The great library of Alexandria, in Egypt, that was burned by Julius Caesar's forces in 47 B.C. is said to have contained sin hundred thousand papyrus scrolls – virtually all the recorded information in the world.
Fifteen hundred years later, the entire library collection at Queen's College, Cambridge, amounted to 199 volumes.
Thomas Jefferson's collection of six thousand books, one of the great personal libraries of his age, became the basis for the Library of Congress. Today the Library of Congress contains 113 million items and 20,000 more arrive every day. That’s equivalent to 15 Terabytes.
15 Terabytes equals only 0.0146484375 Petabytes. Google processes around 1 petabyte every hour!

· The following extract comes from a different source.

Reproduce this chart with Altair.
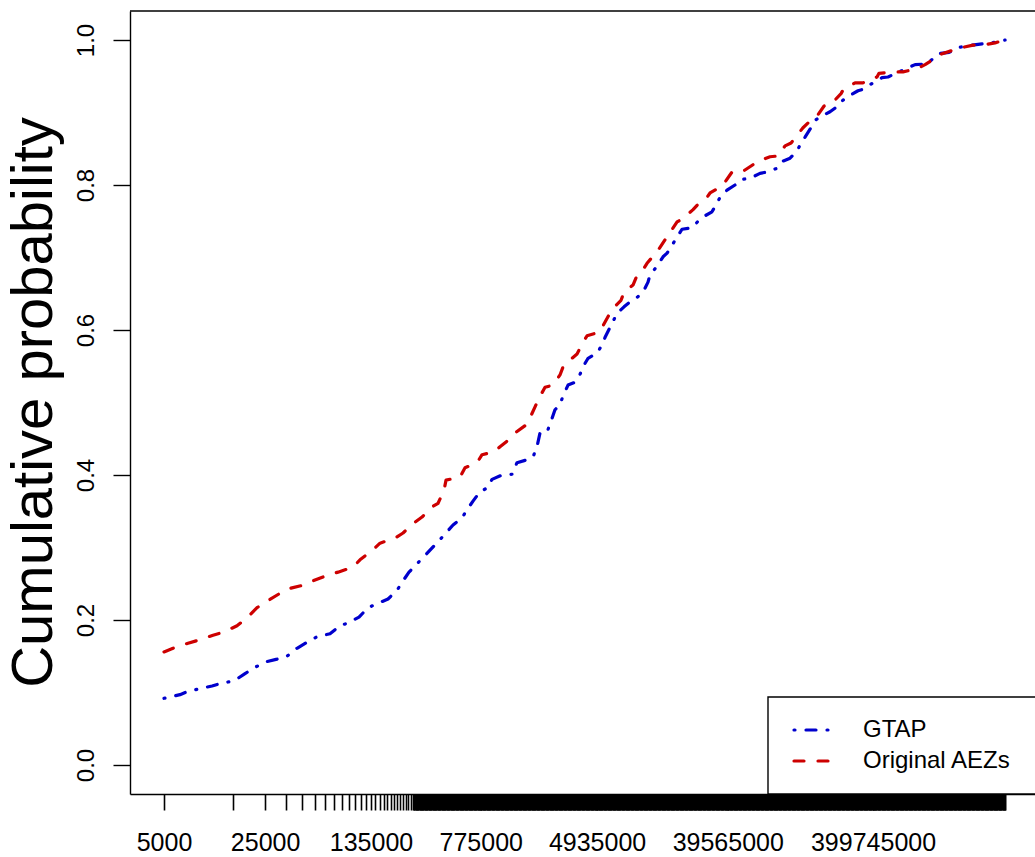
import altair as alt
import pandas as pd

# ---------------- data ----------------
GTAP_X = [5000, 6450, 7210, 8730, 10740, 12590, 15240, 18160, 20960, 24970, 30230, 35460,
          41560, 49520, 57140, 70300, 82450, 93650, 111550, 128700, 151000, 177000, 204400,
          221300, 247200, 285400, 309000, 418300, 498400, 575000, 622800, 685000, 765800,
          856500, 927600, 1087500, 1275000, 1380600, 1618500, 1782000, 1898000, 1991000,
          2225000, 2370000, 2526000, 2736000, 2871000, 3110000, 3478000, 3765000, 4077000,
          4278000, 4936000, 5433000, 5609000, 5978000, 6371000, 6785000, 7585000, 8612000,
          9478000, 10428000, 11112000, 11473000, 12829000, 14120000, 15053000, 19096000,
          22400000, 24636000, 26680000, 30776000, 33331000, 34970000, 39090000, 44385000,
          48080000, 57290000, 66095000, 73900000, 86650000, 95360000, 106650000, 119300000,
          127050000, 135400000, 146650000, 161250000, 171900000, 201550000, 228800000,
          243900000, 272800000, 314700000, 340900000, 399800000, 461200000, 507600000,
          721500000, 781500000, 945500000, 1073500000, 1126500000, 1341500000, 1597500000,
          1786500000, 2577000000, 2790000000, 3273500000]
GTAP_Y = [0.092, 0.097, 0.101, 0.105, 0.109, 0.113, 0.116, 0.126, 0.134, 0.142, 0.146, 0.150,
          0.161, 0.170, 0.177, 0.181, 0.192, 0.196, 0.204, 0.217, 0.223, 0.229, 0.241,
          0.252, 0.266, 0.279, 0.286, 0.314, 0.331, 0.341, 0.352, 0.364, 0.377,
          0.382, 0.394, 0.400, 0.401, 0.417, 0.421, 0.425, 0.439, 0.458,
          0.459, 0.474, 0.490, 0.497, 0.509, 0.524, 0.528, 0.539, 0.554,
          0.561, 0.568, 0.582, 0.590, 0.601, 0.612, 0.623, 0.632, 0.641,
          0.646, 0.655, 0.666, 0.676, 0.688, 0.701, 0.706, 0.739,
          0.741, 0.750, 0.756, 0.763, 0.775, 0.783, 0.793, 0.800,
          0.807, 0.810, 0.816, 0.818, 0.823, 0.833, 0.837, 0.847,
          0.858, 0.866, 0.877, 0.890, 0.894, 0.901, 0.909,
          0.916, 0.923, 0.930, 0.932, 0.941, 0.948, 0.949,
          0.963, 0.966, 0.967, 0.977, 0.981, 0.983, 0.990,
          0.992, 0.996, 0.997, 1.000]

AEZ_X = [5000, 5770, 7330, 8590, 10910, 12790, 15990, 18750, 21990, 25370, 31210, 36020,
         45730, 53640, 68110, 79860, 101400, 113300, 139400, 155800, 197900, 224800,
         267800, 304200, 356800, 392600, 431900, 445700, 557100, 603200, 730500, 791100,
         957500, 1053000, 1255000, 1359000, 1593000, 1698000, 1839000, 1959500, 2156500,
         2448500, 2736500, 2871000, 3313000, 3588500, 3949500, 4210000, 5096000, 5432500,
         5978000, 6370500, 7230000, 7585000, 8750000, 9180000, 10265000, 10940000,
         12425000, 13035000, 17650000, 19405000, 22765000, 24250000, 28440000, 29835000,
         34970000, 37870000, 42360000, 49670000, 59150000, 63050000, 77550000, 88050000,
         98500000, 108400000, 123050000, 131100000, 153700000, 166500000, 183350000,
         208200000, 240150000, 247950000, 300150000, 340950000, 425900000, 439550000,
         558000000, 644500000, 819000000, 915500000, 1073500000, 1126500000, 1430000000,
         1597500000, 1965000000, 2267500000, 2790000000, 3273500000]
AEZ_Y = [0.156, 0.161, 0.168, 0.172, 0.179, 0.183, 0.192, 0.203, 0.217, 0.225, 0.236, 0.243,
         0.248, 0.254, 0.262, 0.266, 0.273, 0.283, 0.297, 0.306, 0.313, 0.320,
         0.334, 0.342, 0.356, 0.361, 0.379, 0.393, 0.397, 0.410, 0.417, 0.428,
         0.432, 0.439, 0.451, 0.459, 0.469, 0.479, 0.494, 0.506, 0.521,
         0.524, 0.538, 0.549, 0.561, 0.567, 0.583, 0.592, 0.597, 0.606,
         0.621, 0.630, 0.641, 0.652, 0.662, 0.672, 0.683, 0.692,
         0.705, 0.710, 0.749, 0.754, 0.766, 0.772, 0.783, 0.789,
         0.797, 0.804, 0.818, 0.818, 0.828, 0.832, 0.839, 0.840,
         0.854, 0.858, 0.872, 0.879, 0.892, 0.897, 0.909,
         0.913, 0.926, 0.931, 0.941, 0.941, 0.949, 0.954,
         0.956, 0.956, 0.961, 0.966, 0.975, 0.979, 0.986,
         0.989, 0.993, 0.993, 0.996, 1.000]

SERIES = ["GTAP", "Original AEZs"]
COLORS = ["#0000CD", "#CD0000"]
DASHES = [[1, 11, 10, 11], [10, 14]]

X_TICK_LABELS = [5000, 25000, 135000, 775000, 4935000, 39565000, 399745000]
Y_TICKS = [0.0, 0.2, 0.4, 0.6, 0.8, 1.0]

# x-axis ticks: one every 10000 starting at 5000; where they merge into a solid
# band (beyond ~265000) they are drawn as a dense run of sub-pixel-spaced ticks
TICK_START, TICK_STEP, TICK_END, BAND_START = 5000, 10000, 3273500000, 265000
tick_set = set(X_TICK_LABELS)
v = TICK_START
while v < BAND_START:
    tick_set.add(v)
    v += TICK_STEP
v = float(v)
while v < TICK_END:
    tick_set.add(round(v))
    v *= 1.009
tick_set.add(TICK_END)
tick_vals = sorted(tick_set)

FONT = "Liberation Sans"
W, H = 905, 783
X_DOMAIN = [2909, 5.27e9]
Y_DOMAIN = [-0.04, 1.04]

xscale = alt.Scale(type="log", domain=X_DOMAIN, nice=False, zero=False)
yscale = alt.Scale(domain=Y_DOMAIN, nice=False, zero=False)

label_list = ",".join(str(v) for v in X_TICK_LABELS)

x_axis = alt.Axis(
    values=tick_vals, grid=False, title=None,
    labelExpr=f"indexof([{label_list}], datum.value) >= 0 ? format(datum.value, 'd') : ''",
    labelOverlap=False, labelFlush=False, labelBound=False,
    labelFont=FONT, labelFontSize=25, labelColor="black",
    labelBaseline="alphabetic", labelPadding=40,
    tickColor="black", tickWidth=1.6, tickSize=16,
    domainColor="black", domainWidth=1.4,
)
y_axis = alt.Axis(
    values=Y_TICKS, grid=False, format=".1f",
    labelFont=FONT, labelFontSize=24, labelColor="black",
    labelAngle=270, labelAlign="center", labelBaseline="alphabetic", labelPadding=20,
    tickColor="black", tickWidth=1.4, tickSize=17,
    domainColor="black", domainWidth=1.4,
    title="Cumulative probability", titleFont=FONT, titleFontSize=58,
    titleFontWeight="normal", titleColor="black", titleAngle=270,
    titleAlign="center", titleBaseline="alphabetic", titleX=-79, titleY=391,
)

rows = []
for name, xs, ys in [(SERIES[0], GTAP_X, GTAP_Y), (SERIES[1], AEZ_X, AEZ_Y)]:
    for xv, yv in zip(xs, ys):
        rows.append({"series": name, "x": xv, "y": yv})
df = pd.DataFrame(rows)

lines = alt.Chart(df).mark_line(
    strokeWidth=3.2, strokeCap="round", strokeJoin="round", clip=True
).encode(
    x=alt.X("x:Q", scale=xscale, axis=x_axis),
    y=alt.Y("y:Q", scale=yscale, axis=y_axis),
    color=alt.Color("series:N", scale=alt.Scale(domain=SERIES, range=COLORS), legend=None),
    strokeDash=alt.StrokeDash("series:N", scale=alt.Scale(domain=SERIES, range=DASHES), legend=None),
)

# top border of the box (right border lies just outside the picture)
top_border = alt.Chart(pd.DataFrame({"a": [0]})).mark_rule(
    color="black", strokeWidth=1.4
).encode(x=alt.value(0), x2=alt.value(W), y=alt.value(0))

# legend box in the bottom-right corner
legend_box = alt.Chart(pd.DataFrame({"a": [0]})).mark_rect(
    fill="white", stroke="black", strokeWidth=1.4
).encode(x=alt.value(638), x2=alt.value(W + 10), y=alt.value(686), y2=alt.value(H))

legend_layers = [legend_box]
for i, name in enumerate(SERIES):
    ly = 719 + 31 * i
    legend_layers.append(
        alt.Chart(pd.DataFrame({"a": [0]})).mark_rule(
            color=COLORS[i], strokeWidth=3.2, strokeDash=DASHES[i], strokeCap="round"
        ).encode(x=alt.value(664), x2=alt.value(700), y=alt.value(ly))
    )
    legend_layers.append(
        alt.Chart(pd.DataFrame({"t": [name]})).mark_text(
            font=FONT, fontSize=24, color="black", align="left", baseline="middle"
        ).encode(x=alt.value(733), y=alt.value(ly), text="t:N")
    )

chart = alt.layer(lines, top_border, *legend_layers).properties(
    width=W, height=H,
    autosize=alt.AutoSizeParams(type="none"),
    padding={"left": 130, "top": 11, "right": 0, "bottom": 63},
    background="white",
).configure_view(stroke=None)

chart.save("out.html", embed_options={"renderer": "svg", "actions": False})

All the letters delivered by American's postal service this year will amount to around 5 petabytes. 1024 petabtyes equals 1 exabyte. Five exabytes equals 37,000 new libraries the size of the Library of Congress.
By 2013, the amount of traffic flowing over the Internet is expected to exceed 668 exabytes. This information, available to the average individual at any given point in time, is one hundred thousand times what it was just a few decades ago.
We are living in a world deluged with data. Peak employee performance in the future won't be based on what you know but how you acquire, analyze, and apply the data. In other words, how effectively an employee can convert data into knowledge will differentiate skilled workers from the rest of the workforce.